Information provided
┏━━
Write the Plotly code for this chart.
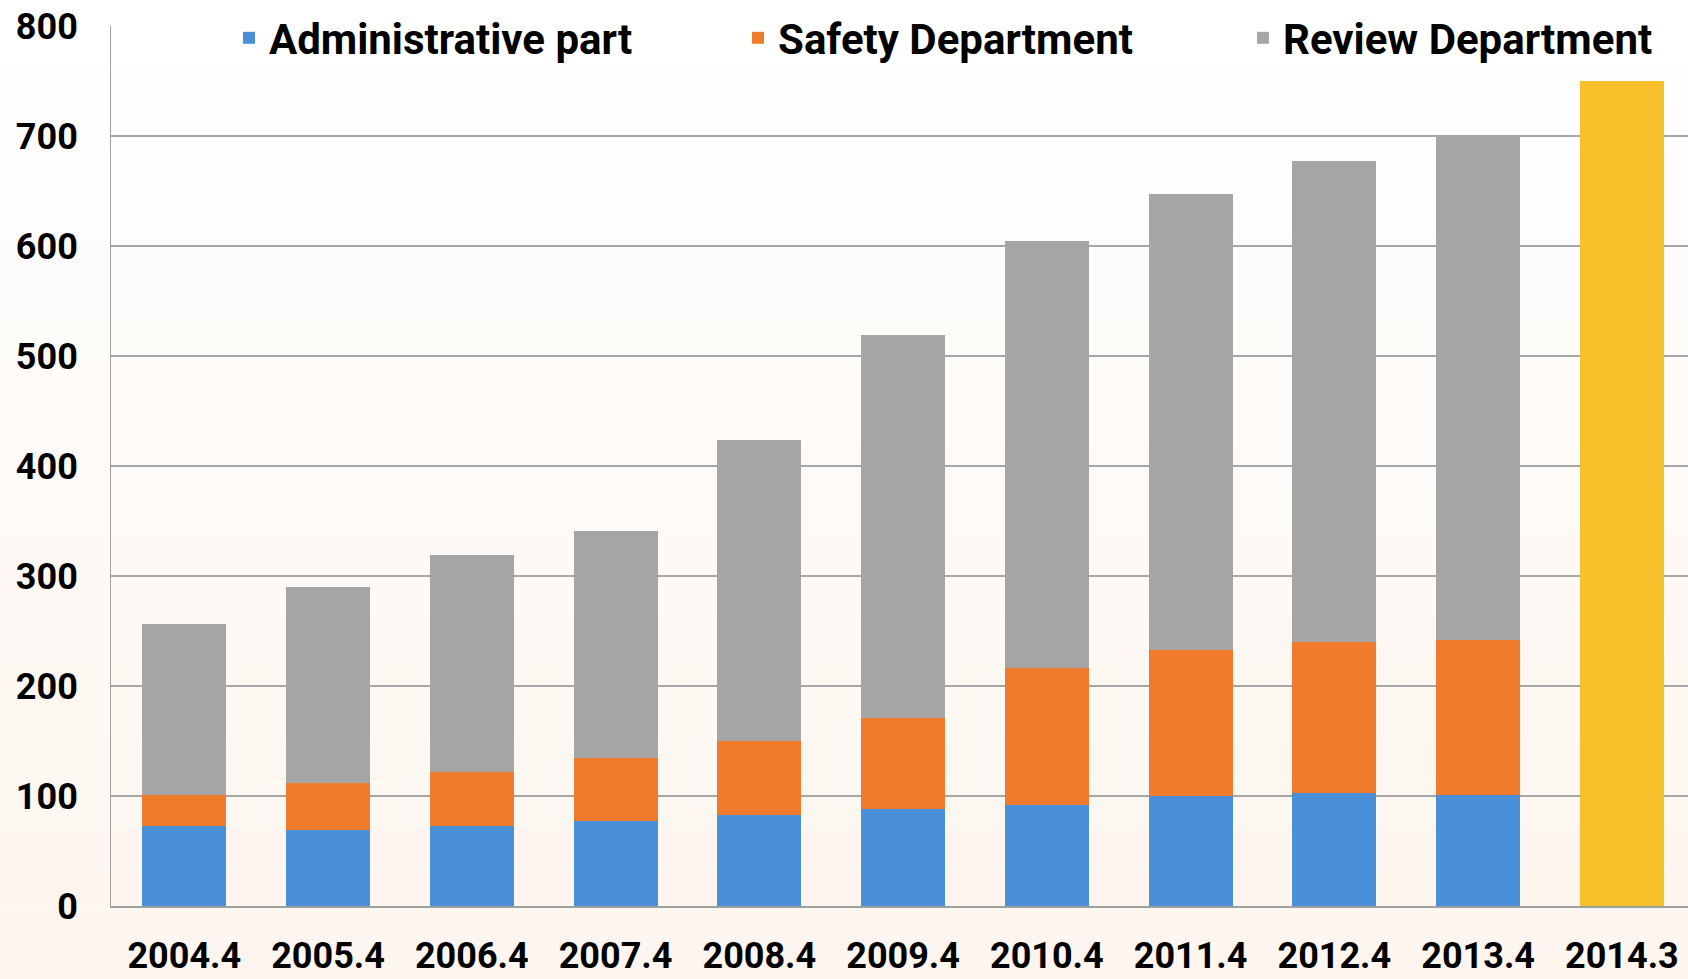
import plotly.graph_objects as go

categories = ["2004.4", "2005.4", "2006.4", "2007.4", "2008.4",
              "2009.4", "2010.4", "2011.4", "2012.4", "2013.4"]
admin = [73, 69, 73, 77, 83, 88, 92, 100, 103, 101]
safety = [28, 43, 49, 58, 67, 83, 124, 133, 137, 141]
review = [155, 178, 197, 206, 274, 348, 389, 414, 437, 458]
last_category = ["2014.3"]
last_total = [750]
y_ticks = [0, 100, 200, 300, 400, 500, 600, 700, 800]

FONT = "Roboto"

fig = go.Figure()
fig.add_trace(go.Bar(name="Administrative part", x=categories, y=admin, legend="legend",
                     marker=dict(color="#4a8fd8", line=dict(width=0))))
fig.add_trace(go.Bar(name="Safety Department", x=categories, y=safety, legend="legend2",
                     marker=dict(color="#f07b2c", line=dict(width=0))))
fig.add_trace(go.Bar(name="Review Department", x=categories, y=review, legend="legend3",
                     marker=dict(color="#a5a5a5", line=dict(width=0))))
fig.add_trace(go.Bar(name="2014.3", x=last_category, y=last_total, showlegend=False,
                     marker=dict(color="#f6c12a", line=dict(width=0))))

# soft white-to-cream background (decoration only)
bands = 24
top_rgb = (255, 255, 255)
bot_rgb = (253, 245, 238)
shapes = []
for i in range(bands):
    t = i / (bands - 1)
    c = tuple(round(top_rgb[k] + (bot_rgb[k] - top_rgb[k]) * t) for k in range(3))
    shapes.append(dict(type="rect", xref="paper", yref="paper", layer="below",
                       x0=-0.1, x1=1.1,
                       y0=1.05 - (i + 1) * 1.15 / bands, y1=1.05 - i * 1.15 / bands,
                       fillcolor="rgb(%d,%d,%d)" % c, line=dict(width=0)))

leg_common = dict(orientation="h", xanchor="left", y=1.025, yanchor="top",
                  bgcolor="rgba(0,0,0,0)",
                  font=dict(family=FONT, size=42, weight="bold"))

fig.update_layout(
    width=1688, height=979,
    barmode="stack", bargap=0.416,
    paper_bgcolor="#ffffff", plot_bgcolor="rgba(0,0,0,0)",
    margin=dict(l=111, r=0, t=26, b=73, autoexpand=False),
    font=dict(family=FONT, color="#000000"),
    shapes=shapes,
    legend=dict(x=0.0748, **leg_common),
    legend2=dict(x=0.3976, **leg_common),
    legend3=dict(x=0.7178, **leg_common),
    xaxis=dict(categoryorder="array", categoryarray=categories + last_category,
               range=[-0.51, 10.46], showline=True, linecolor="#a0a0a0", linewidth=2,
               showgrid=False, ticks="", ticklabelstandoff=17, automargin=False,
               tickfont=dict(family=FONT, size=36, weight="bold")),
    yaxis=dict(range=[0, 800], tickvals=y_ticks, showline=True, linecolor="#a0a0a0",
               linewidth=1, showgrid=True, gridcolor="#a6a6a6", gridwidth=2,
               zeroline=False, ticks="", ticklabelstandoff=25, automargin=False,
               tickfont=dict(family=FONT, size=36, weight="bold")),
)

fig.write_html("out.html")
┗━━
What you are asked to do
Go from the first line of the listing to the line holding "import plotly.graph_objects as go" and, please, transcribe those lines exactly, both included, with no pictures.

Task answer
Write the Plotly code for this chart.
import plotly.graph_objects as go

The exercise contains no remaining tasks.